Nuove scintille tra Russia e Ucraina per la situazione nel Donbass. Questa volta è Mosca a puntare il dito contro Kiev, accusandola di aver organizzato delle incursioni armate nella penisola della Crimea causando la morte di un militare e di un agente dei servizi segreti russi, L’Fsb, che ha definito dei “terroristi” e “sabotatori” gli appartenenti al ministero della Difesa ucraino.
Anche Vladimir Putin ha parlato di terrorismo, definendo “molto allarmanti” le notizie che arrivano dal Donbass. D’altro canto da Kiev smentiscono ogni informazione definendo false le informazioni dei russi. Poi puntuale arriva anche la contraccusa: la Russia si sta rafforzando militarmente in Crimea, e quindi “potrebbe lanciare delle operazioni offensive” proprio dalla penisola russofona che ha strappato all’Ucraina due anni e mezzo fa attirandosi l’ira e le sanzioni dell’Occidente.

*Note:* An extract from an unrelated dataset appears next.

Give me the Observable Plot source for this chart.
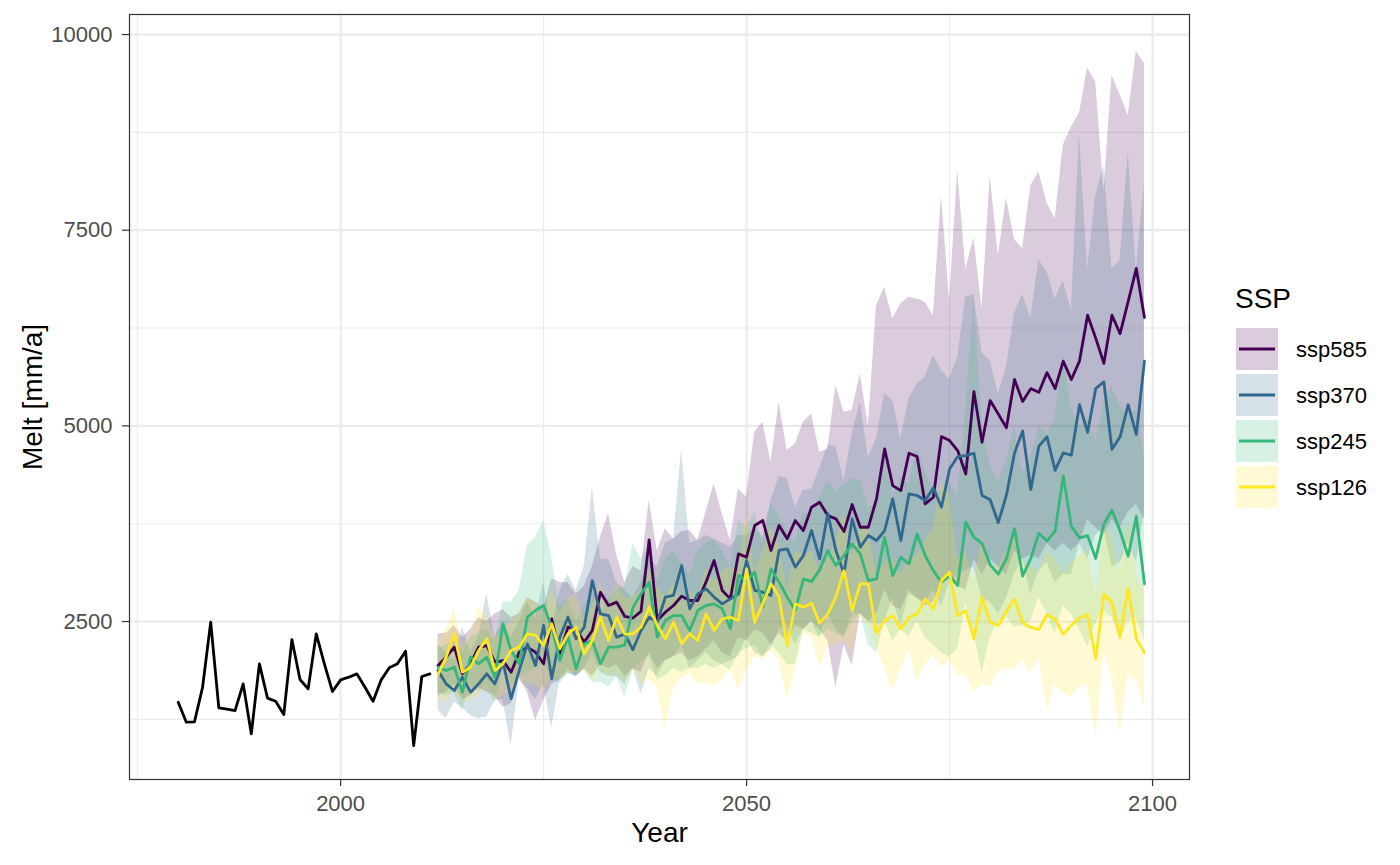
<!DOCTYPE html>
<html><head><meta charset="utf-8">
<script src="https://cdn.jsdelivr.net/npm/d3@7"></script>
<script src="https://cdn.jsdelivr.net/npm/@observablehq/plot@0.6"></script>
<style>
html,body{margin:0;padding:0;background:#fff;}
#wrap{position:relative;width:1400px;height:865px;font-family:"Liberation Sans",Arial,sans-serif;}
#wrap svg{display:block;}
</style></head><body><div id="wrap"></div>
<script>
// ---------- data ----------
const histYears = d3.range(1980, 2012);
const histMelt = [1469, 1214, 1219, 1661, 2492, 1398, 1380, 1363, 1704, 1066, 1960, 1521, 1482, 1312, 2270, 1760, 1640, 2343, 1960, 1606, 1755, 1789, 1832, 1661, 1482, 1755, 1909, 1960, 2121, 916, 1798, 1832];

const projYears = d3.range(2012, 2100);
const ssps = ["ssp585", "ssp370", "ssp245", "ssp126"];
const sspColors = ["#440154", "#31688E", "#35B779", "#FDE725"];

const ssp585Mean = [1939, 2045, 2173, 1832, 1960, 2173, 2194, 1981,
  2002, 1853, 2109, 2173, 2109, 1960, 2535, 2088, 2428, 2407,
  2237, 2386, 2875, 2705, 2748, 2565, 2545, 2630, 3544, 2513,
  2620, 2705, 2824, 2769, 2769, 3003, 3280, 2897, 2790, 3365,
  3323, 3727, 3791, 3408, 3727, 3557, 3791, 3663, 3961, 4025,
  3854, 3812, 3650, 3995, 3705, 3705, 4067, 4706, 4237, 4173,
  4651, 4608, 4003, 4088, 4863, 4812, 4685, 4386, 5438, 4791,
  5323, 5153, 4977, 5593, 5311, 5476, 5429, 5681, 5476, 5828,
  5593, 5828, 6414, 6121, 5798, 6414, 6179, 6590, 7012, 6385];
const ssp585Lo = [1550, 1600, 1700, 1500, 1550, 1650, 1600, 1550,
  1406, 1450, 1800, 1598, 1236, 1492, 1700, 1750, 1850, 1800,
  1900, 1800, 1950, 1900, 1950, 1800, 1900, 1850, 2100, 1900,
  2000, 2050, 2100, 2000, 2050, 2150, 2250, 2100, 2050, 2300,
  2250, 2400, 2350, 2200, 2350, 2250, 2450, 2400, 2500, 2400,
  2250, 1661, 2200, 1938, 2600, 2500, 2600, 2900, 2700, 2650,
  2900, 2800, 2700, 2750, 3000, 3100, 2950, 2900, 3300, 3100,
  3300, 3200, 3100, 3400, 3300, 3350, 3300, 3500, 3400, 3500,
  3400, 3500, 3800, 3700, 3600, 3800, 3700, 3900, 4000, 3800];
const ssp585Hi = [2343, 2350, 2450, 2300, 2400, 2550, 2500, 2599,
  2650, 2550, 2600, 2800, 2750, 2650, 3050, 3000, 3000, 2850,
  2950, 3200, 3578, 3876, 3350, 3000, 3200, 3150, 4046, 3400,
  3685, 3550, 3650, 3663, 3536, 3900, 4259, 3876, 3535, 4195,
  4089, 4919, 5047, 4536, 5303, 4685, 4770, 5047, 5154, 4664,
  4700, 5516, 5175, 5196, 5665, 5004, 6537, 6771, 6367, 6559,
  6644, 6622, 6580, 6410, 7943, 6600, 8263, 7000, 7400, 6500,
  8203, 7177, 7910, 7382, 7265, 8068, 8244, 7851, 7646, 8584,
  8819, 8995, 9570, 9394, 8000, 9476, 9230, 8966, 9787, 9629];

const ssp370Mean = [1875, 1704, 1619, 1789, 1598, 1704, 1832, 1704,
  1981, 1513, 1875, 2215, 1939, 2450, 1768, 2300, 2556, 2279,
  2428, 3024, 2599, 2577, 2300, 2343, 2139, 2386, 2556, 2492,
  2812, 2833, 3216, 2663, 2854, 2918, 2812, 2726, 2790, 2854,
  3280, 2897, 2875, 2833, 3408, 3429, 3195, 3344, 3663, 3300,
  3880, 3407, 3109, 3812, 3450, 3599, 3535, 3662, 4067, 3535,
  4131, 4110, 4046, 4208, 3961, 4450, 4608, 4621, 4650, 4110,
  4056, 3763, 4115, 4654, 4936, 4185, 4742, 4860, 4431, 4654,
  4625, 5270, 4918, 5476, 5564, 4701, 4860, 5270, 4889, 5828];
const ssp370Lo = [1364, 1257, 1470, 1400, 1300, 1257, 1279, 1492,
  1500, 917, 1747, 1650, 1500, 1700, 1129, 1750, 1900, 1800,
  1900, 2100, 1850, 1800, 1800, 1700, 1900, 1577, 1900, 1800,
  2000, 2050, 2200, 1900, 2000, 2100, 2000, 1950, 2000, 2050,
  2300, 2100, 2050, 2150, 2400, 2450, 2200, 2400, 2500, 2300,
  2600, 2400, 2300, 2600, 2600, 2500, 2450, 2500, 2800, 2450,
  2850, 2800, 2750, 2900, 2700, 3000, 3100, 3150, 3200, 2800,
  2750, 2600, 2800, 3100, 3300, 2850, 3150, 3250, 3000, 3100,
  3100, 3500, 3300, 3600, 3700, 3200, 3250, 3500, 3250, 3900];
const ssp370Hi = [2200, 2100, 2000, 2428, 2100, 2300, 2854, 2300,
  2500, 2300, 2500, 2750, 2550, 3000, 2400, 2900, 3100, 2900,
  3200, 4217, 3300, 3300, 3000, 2900, 2800, 3000, 3300, 3200,
  3500, 3557, 4707, 3500, 3536, 3600, 3550, 3500, 3450, 3600,
  3599, 3706, 3578, 4046, 4353, 4323, 3961, 4174, 4195, 4450,
  4749, 4738, 4300, 4900, 5300, 4600, 4834, 5409, 5324, 4834,
  5345, 5536, 5622, 5898, 5707, 5600, 5877, 6644, 6686, 5930,
  5840, 5400, 5740, 6443, 6678, 6385, 7118, 6971, 6619, 6854,
  6473, 8731, 7001, 7939, 8320, 7001, 7118, 8497, 7001, 8115];

const ssp245Mean = [1917, 1875, 1917, 1598, 2045, 1960, 2045, 1789,
  2471, 2130, 1960, 2556, 2641, 2705, 2428, 2002, 2300, 1896,
  2215, 2258, 1960, 2173, 2173, 2200, 2680, 2854, 3003, 2300,
  2513, 2577, 2577, 2386, 2641, 2705, 2726, 2663, 2407, 3088,
  3024, 3131, 2684, 3174, 3003, 2812, 2641, 3046, 3010, 3160,
  3407, 3215, 3343, 3492, 3364, 3024, 3045, 3577, 3087, 3322,
  3237, 3620, 3343, 3151, 3002, 3087, 2960, 3769, 3577, 3500,
  3225, 3105, 3305, 3686, 3082, 3305, 3628, 3528, 3657, 4361,
  3716, 3569, 3598, 3305, 3745, 3921, 3657, 3334, 3845, 2983];
const ssp245Lo = [1600, 1550, 1600, 1350, 1700, 1600, 1700, 1450,
  1900, 1700, 1800, 1850, 1900, 1950, 1800, 1704, 1832, 1790,
  1875, 1726, 1726, 1662, 1790, 1534, 1875, 2000, 2050, 1750,
  1800, 1900, 1850, 1900, 1900, 1950, 1900, 1950, 1875, 2100,
  2150, 2200, 2050, 2200, 2100, 1950, 1950, 2400, 2350, 2300,
  2400, 2350, 2300, 2500, 2600, 2200, 2100, 2500, 2250, 2400,
  2300, 2500, 2300, 2200, 2100, 2044, 2150, 2726, 2343, 1850,
  2300, 2513, 2555, 2428, 2450, 2500, 2811, 2600, 2343, 2700,
  2598, 2400, 2172, 2470, 2641, 2550, 2257, 2500, 2550, 2257];
const ssp245Hi = [2150, 2200, 2250, 2100, 2300, 2350, 2400, 2250,
  2750, 2748, 2900, 3472, 3578, 3791, 3323, 2700, 2800, 2500,
  2700, 2900, 2600, 2800, 2900, 2950, 3493, 3300, 3450, 3000,
  3300, 3400, 3250, 3100, 3400, 3500, 3550, 3400, 3200, 3800,
  3700, 3900, 3500, 4000, 3850, 3650, 3500, 3900, 3850, 4100,
  4300, 4150, 4250, 4323, 4300, 3950, 4000, 4600, 4100, 4350,
  4250, 4700, 4400, 4200, 4150, 4250, 4100, 5200, 6650, 5000,
  4500, 4300, 4550, 5000, 4400, 4600, 5000, 4900, 5100, 5900,
  5200, 5000, 5100, 4800, 5300, 5500, 5250, 5150, 5200, 4600];

const ssp126Mean = [1824, 2045, 2352, 1853, 1917, 2130, 2279, 1875,
  1960, 2130, 2173, 2343, 2322, 2194, 2471, 2151, 2343, 2428,
  2088, 2258, 2556, 2258, 2556, 2340, 2343, 2428, 2684, 2449,
  2279, 2492, 2215, 2343, 2258, 2599, 2386, 2535, 2556, 2513,
  3174, 2492, 2726, 2982, 2812, 2194, 2726, 2684, 2735, 2480,
  2598, 2811, 3151, 2640, 2981, 2981, 2351, 2513, 2576, 2406,
  2555, 2598, 2790, 2662, 3024, 3130, 2576, 2640, 2278, 2809,
  2488, 2452, 2631, 2789, 2484, 2425, 2396, 2590, 2531, 2337,
  2455, 2543, 2590, 2026, 2848, 2748, 2296, 2924, 2279, 2103];
const ssp126Lo = [1500, 1450, 1650, 1450, 1500, 1550, 1650, 1500,
  1550, 1600, 1750, 1700, 1700, 1600, 1800, 1750, 1850, 1850,
  1875, 1750, 1900, 1800, 1850, 1700, 1900, 1700, 1747, 1650,
  1129, 1662, 1768, 1832, 1704, 1726, 1683, 1747, 1875, 1619,
  1875, 2045, 2003, 2130, 2003, 1513, 1875, 2364, 2300, 1895,
  2172, 2200, 2257, 2100, 2577, 2450, 2172, 1900, 1618, 1900,
  2130, 1725, 1950, 2066, 1917, 2000, 1810, 1810, 1597, 1700,
  1661, 1853, 1895, 1895, 2002, 1831, 2044, 1363, 1695, 1576,
  1533, 1661, 1695, 1022, 2108, 1746, 1065, 1831, 1746, 1405];
const ssp126Hi = [2250, 2400, 2662, 2200, 2350, 2662, 2600, 2300,
  2350, 2500, 2600, 2800, 2750, 2600, 2900, 2600, 2800, 2850,
  2500, 2700, 3000, 2700, 3000, 2800, 2800, 2900, 3200, 2950,
  2800, 3000, 2750, 2900, 2800, 3200, 3000, 3150, 3200, 3150,
  3900, 3150, 3400, 3700, 3500, 2900, 3400, 3350, 3400, 3150,
  3300, 3500, 3900, 3350, 3700, 3700, 3050, 3250, 3300, 3100,
  3300, 3350, 3550, 3700, 4300, 4100, 3300, 3400, 3000, 3600,
  3250, 3200, 3400, 3600, 3250, 3200, 3150, 3400, 3300, 3100,
  3250, 3350, 3400, 2800, 3700, 3600, 3100, 3800, 3100, 2900];

const xMajor = [2000, 2050, 2100];
const xMinor = [1975, 2025, 2075];
const yMajor = [2500, 5000, 7500, 10000];
const yMinor = [1250, 3750, 6250, 8750];

// ---------- tables ----------
const hist = histYears.map((year, i) => ({year, melt: histMelt[i]}));
const seriesBySsp = {
  ssp585: [ssp585Mean, ssp585Lo, ssp585Hi],
  ssp370: [ssp370Mean, ssp370Lo, ssp370Hi],
  ssp245: [ssp245Mean, ssp245Lo, ssp245Hi],
  ssp126: [ssp126Mean, ssp126Lo, ssp126Hi]
};
const proj = ssps.flatMap(s => projYears.map((year, i) => ({
  ssp: s, year,
  mean: seriesBySsp[s][0][i], lo: seriesBySsp[s][1][i], hi: seriesBySsp[s][2][i]
})));

const font = '"Liberation Sans", Arial, sans-serif';
const gridStyle = w => ({stroke: "#EBEBEB", strokeOpacity: 1, strokeWidth: w});

const chart = Plot.plot({
  width: 1400, height: 865,
  marginLeft: 129, marginRight: 211, marginTop: 14, marginBottom: 86,
  style: {fontFamily: font, background: "#fff", overflow: "visible"},
  x: {domain: [1974.0, 2104.55]},
  y: {domain: [482, 10256]},
  color: {domain: ssps, range: sspColors},
  marks: [
    Plot.gridX(xMinor, gridStyle(1.1)),
    Plot.gridY(yMinor, gridStyle(1.1)),
    Plot.gridX(xMajor, gridStyle(2.2)),
    Plot.gridY(yMajor, gridStyle(2.2)),
    Plot.areaY(proj, {x: "year", y1: "lo", y2: "hi", z: "ssp", fill: "ssp", fillOpacity: 0.2}),
    Plot.line(hist, {x: "year", y: "melt", stroke: "black", strokeWidth: 2.8}),
    Plot.line(proj, {x: "year", y: "mean", z: "ssp", stroke: "ssp", strokeWidth: 2.8}),
    Plot.frame({stroke: "#333333", strokeWidth: 1.2}),
    Plot.axisX(xMajor, {tickSize: 7, tickPadding: 9, tickFormat: "d", fontSize: 22, fill: "#4D4D4D", stroke: "#333333", strokeWidth: 1.2, label: null}),
    Plot.axisY(yMajor, {tickSize: 7, tickPadding: 10, tickFormat: "d", fontSize: 22, fill: "#4D4D4D", stroke: "#333333", strokeWidth: 1.2, label: null}),
    Plot.text(["Year"], {text: d => d, frameAnchor: "bottom", lineAnchor: "middle", textAnchor: "middle", dy: 54, fontSize: 28, fill: "black"}),
    Plot.text(["Melt [mm/a]"], {text: d => d, frameAnchor: "left", lineAnchor: "middle", textAnchor: "middle", dx: -96, rotate: -90, fontSize: 28, fill: "black"})
  ]
});
const wrap = document.getElementById("wrap");
wrap.appendChild(chart);

// ---------- legend ----------
const leg = d3.select(wrap).append("svg")
  .attr("width", 210).attr("height", 260)
  .style("position", "absolute").style("left", "1190px").style("top", "270px")
  .style("font-family", font);
leg.append("text").attr("x", 45).attr("y", 38).attr("font-size", 28).attr("fill", "black").text("SSP");
ssps.forEach((s, i) => {
  const y0 = 58 + i * 46;
  leg.append("rect").attr("x", 46).attr("y", y0).attr("width", 42).attr("height", 42)
    .attr("fill", sspColors[i]).attr("fill-opacity", 0.2);
  leg.append("line").attr("x1", 49).attr("x2", 85).attr("y1", y0 + 21).attr("y2", y0 + 21)
    .attr("stroke", sspColors[i]).attr("stroke-width", 2.8);
  leg.append("text").attr("x", 106).attr("y", y0 + 21).attr("dominant-baseline", "central")
    .attr("font-size", 22).attr("fill", "black").text(s);
});
</script></body></html>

Quest’ennesimo braccio di ferro tra Mosca e Kiev arriva in un momento molto delicato della crisi ucraina. Appena quattro giorni fa, una bomba è esplosa vicino all’auto su cui viaggiava il leader dei separatisti dell’autoproclamata repubblica di Lugansk, Igor Plotnitski, che è rimasto ferito nell’attentato. Il presidente russo non ha dubbi: dietro c’è lo zampino delle autorità di Kiev che – ha dichiarato oggi – “invece di cercare la strada per una soluzione pacifica del conflitto, sono passate all’esercizio del terrorismo”. Per Putin, nella penisola sul Mar Nero il governo ucraino ha messo in atto delle azioni “stupide e criminali” in modo da distogliere l’attenzione dai problemi domestici e, a causa della minaccia, la Russia sarà costretta ad adottare “ulteriori misure di sicurezza”.